Australian investment grade bonds are debt securities rated BBB or higher, issued primarily by major banks, large corporates, and infrastructure entities. The Australian investment grade market has grown three to four times in size since 2021 and now ranks alongside the Canadian dollar and sterling markets globally.
Why are Australian investment grade bond yields so high right now?
Yields of 6-7% are being driven primarily by a structural reset in the risk-free rate, with Australian 10-year government bond yields sitting at approximately 4.7-5.0% as of late June 2026. Credit spreads add a further 1.0-1.5%, meaning around 80% of the total yield comes from government rate exposure rather than credit risk.
What is the default risk for BBB-rated Australian bonds?
S&P default studies covering 1981-2022 place the BBB-rated five-year cumulative default probability at approximately 1.4-1.5% globally, and the Australian experience is likely lower given the heavy concentration in major banks and large infrastructure entities with structural earnings stability.
What are the main risks of investing in Australian investment grade credit right now?
The key risks are spread widening if growth slows or the AI capital expenditure cycle fades, duration risk from rate volatility given higher base rates, and broader macro shocks from geopolitical disruption or fiscal deterioration.
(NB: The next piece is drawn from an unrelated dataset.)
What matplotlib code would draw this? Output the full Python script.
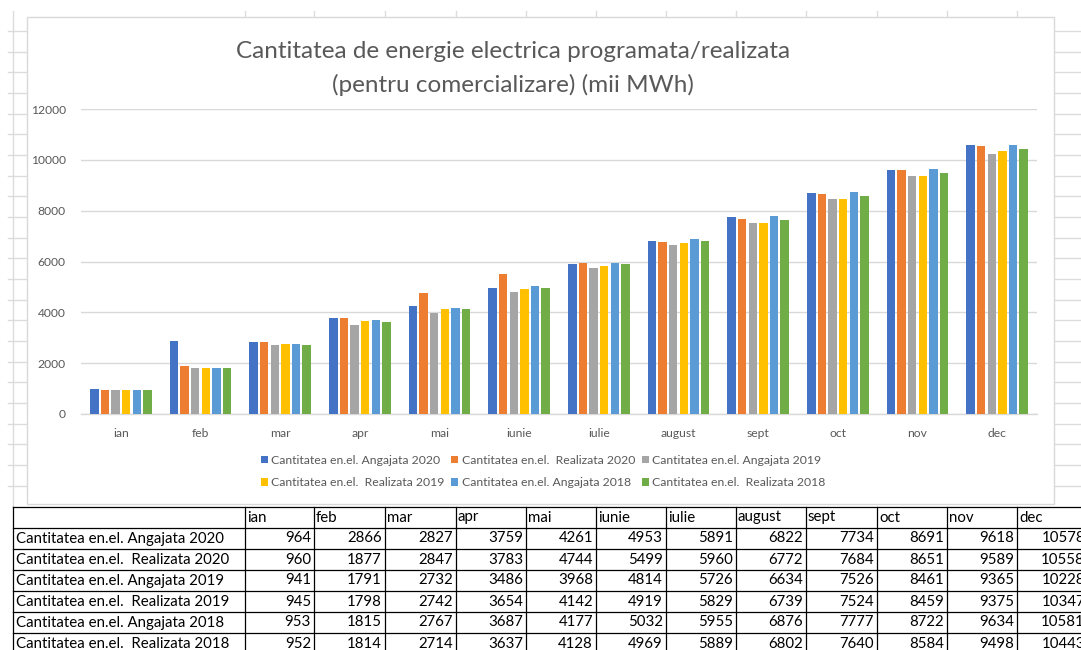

Credit spreads are at their tightest level relative to total yield since 2007, leaving limited cushion for capital gain from further spread compression.
How should SMSF trustees approach Australian investment grade bond exposure?
The article recommends prioritising quality issuers such as major Australian bank Tier 2 instruments and solid BBB-rated corporates, using diversified fund structures rather than concentrated single-name exposure, and aligning duration to your spending horizon and liquidity needs. This allocation suits investors with a medium-term horizon of at least two to three years who prioritise income and capital preservation over total-return growth.